Great customer onboarding solutions should have a built-in automated risk assessment. They show how much risk factors a customer has. The best KYC solutions for financial institutions are multi-layered, they combine risk management engines that search customer risk parameters.

4. Speed and Convenience Matter

Speed and convenience are as important as security when it comes to customer onboarding. Consumers don’t want to go through a customer experience that’s slow, clunky, and poor. 

To avoid customers abandoning the customer onboarding process, KYC in customer onboarding needs to be done in minutes. 

Quick KYC checks and good experience during customer onboarding help in building trust in a customer-business relationship.

5. Analyze and Adapt for Great Customer Onboarding

The best customer onboarding for financial services will aim to balance sign-up with compliance and risk management.

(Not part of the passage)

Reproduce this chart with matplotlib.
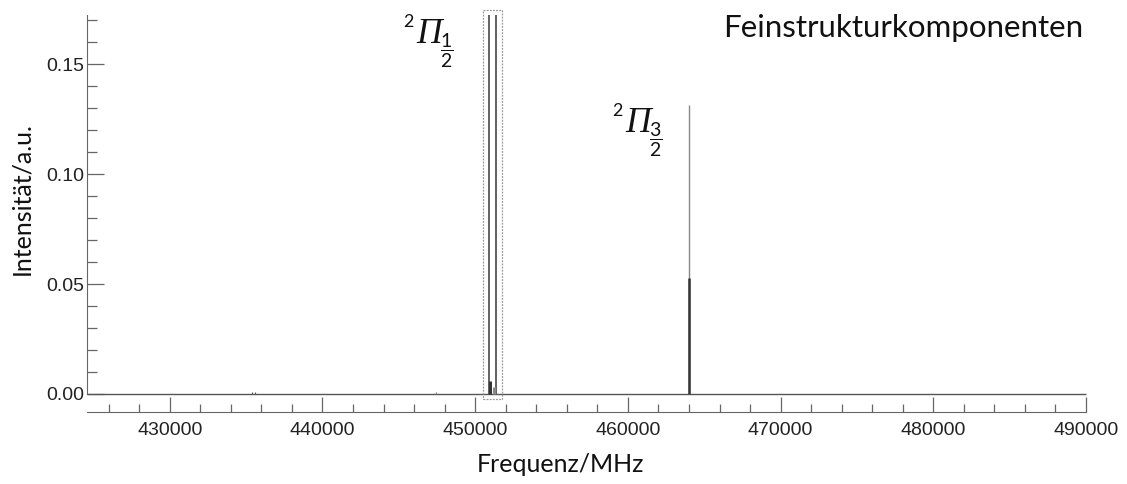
import matplotlib
matplotlib.use("Agg")
import matplotlib.pyplot as plt
from matplotlib.ticker import MultipleLocator, FormatStrFormatter, FixedLocator
from matplotlib.patches import Rectangle

# ---- data ----
x_range = [424545, 490000]
peak_freq = [435360, 435580, 447410, 450918, 451337, 450964, 451226, 464013, 464013]
peak_int = [0.0008, 0.0008, 0.0008, 0.1723, 0.1723, 0.0060, 0.0030, 0.1314, 0.0527]
peak_color = ['#555555', '#555555', '#777777', '#555555', '#555555', '#333333', '#888888', '#888888', '#333333']
peak_width = [0.8, 0.8, 0.8, 1.3, 1.3, 2.2, 2.2, 1.0, 1.8]
box_x = [450525, 451770]
xticks_major = [430000, 440000, 450000, 460000, 470000, 480000, 490000]
yticks_major = [0.00, 0.05, 0.10, 0.15]

plt.rcParams['mathtext.fontset'] = 'custom'
plt.rcParams['mathtext.sf'] = 'Lato'
plt.rcParams['mathtext.rm'] = 'Lato'

W, H = 1127, 484
fig = plt.figure(figsize=(W / 100, H / 100), dpi=100)
ax = fig.add_axes([86.5 / W, 1 - 394 / H, 999.5 / W, (394 - 15) / H])

ax.set_xlim(*x_range)
ax.set_ylim(0, 0.1723)

# baseline
ax.hlines(0, x_range[0], x_range[1], color='#555555', lw=1.0, clip_on=False, zorder=3)
ax.vlines(peak_freq, 0, peak_int, colors=peak_color, linewidths=peak_width, clip_on=False, zorder=3)

# dotted box around 2Pi1/2 component
rect = Rectangle((box_x[0], -0.0023), box_x[1] - box_x[0], 0.1745 + 0.0023,
                 fill=False, ec='#999999', lw=0.9, ls=(0, (1.5, 1.0)), clip_on=False, zorder=4)
ax.add_patch(rect)

for s in ['top', 'right']:
    ax.spines[s].set_visible(False)
ax.spines['left'].set_color('#666666')
ax.spines['bottom'].set_color('#666666')
ax.spines['bottom'].set_position(('outward', 18 * 0.72))

ax.xaxis.set_major_locator(FixedLocator(xticks_major))
ax.xaxis.set_minor_locator(MultipleLocator(2000))
ax.yaxis.set_major_locator(FixedLocator(yticks_major))
ax.yaxis.set_minor_locator(MultipleLocator(0.01))
ax.yaxis.set_major_formatter(FormatStrFormatter('%.2f'))

tickfont = 'Liberation Sans'
ax.tick_params(axis='x', which='major', direction='in', length=10.8, width=0.9, color='#666666', pad=7,
               labelsize=14, labelcolor='#222222')
ax.tick_params(axis='x', which='minor', direction='in', length=5.8, width=0.9, color='#666666')
ax.tick_params(axis='y', which='major', direction='in', length=12, width=0.9, color='#666666', pad=1.5,
               labelsize=14, labelcolor='#222222')
ax.tick_params(axis='y', which='minor', direction='in', length=7, width=0.9, color='#666666')
for lab in ax.get_xticklabels() + ax.get_yticklabels():
    lab.set_fontfamily(tickfont)

labfont = 'Lato'
fig.text(560 / W, 1 - 465 / H, 'Frequenz/MHz', fontsize=18, fontfamily=labfont, color='#111111',
         ha='center', va='center')
fig.text(22 / W, 1 - 199 / H, 'Intensität/a.u.', fontsize=18, fontfamily=labfont, color='#111111',
         ha='center', va='center', rotation=90)
fig.text(1083 / W, 1 - 28 / H, 'Feinstrukturkomponenten', fontsize=22.5, fontfamily=labfont, color='#111111',
         ha='right', va='center')


def term_label(x0, ybase, num):
    # superscript multiplicity
    fig.text(x0 / W, 1 - (ybase - 16) / H, '2', fontsize=13, fontfamily='Lato', color='#111111',
             ha='left', va='baseline')
    # italic capital Pi
    fig.text((x0 + 13) / W, 1 - ybase / H, 'Π', fontsize=25.5, fontfamily='Liberation Serif',
             style='italic', color='#111111', ha='left', va='baseline')
    # fraction subscript
    fig.text((x0 + 44) / W, 1 - (ybase + 8) / H, r'$\dfrac{\mathsf{%s}}{\mathsf{2}}$' % num,
             fontsize=14, color='#111111', ha='center', va='center')


term_label(403, 43, '1')
term_label(612, 132, '3')

fig.savefig('out.png', dpi=100)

To make the best customer onboarding solutions, businesses must provide analytics to improve the customer experience. 

Businesses need to know which OS, browsers, screen resolutions, and devices customers are using to sign up. Which part of the customer onboarding process is experiencing the highest number of drop-off rates? 

Businesses also need to focus on their customer onboarding conversion rate. How many prospects are automatically being accepted, rejected, or referred for review?

Identifying this data can create an improvement cycle that learns from mistakes, and continually evolves to enhance customer onboarding experience and conversion rates.

FAQs
1. What are KYC, CDD, and EDD?

KYC is know your customer, it covers a number of activities such as identifying and verifying a customer’s identity. Customer Due Diligence (CDD) verifies the identity of a customer and also assigns a risk profile to the customer. 

If a customer has a high-risk level, they have to go through enhanced due diligence (EDD).

2. When should businesses do KYC checks?

At a minimum, KYC checks should be done when onboarding a new customer. Ideally, businesses should do KYC checks when there are any changes to a customer’s situation. 

The most robust KYC is an ongoing risk assessment, and it may be a requirement for EDD.

3. Who is responsible for doing KYC checks?

Any financial institution that is trying to onboard customers is responsible for doing KYC checks. This could be any activity, such as:

* Opening a bank account
* Getting a loan
* Real estate purchase, or more.

The customer has to go through KYC checks to be able to access services.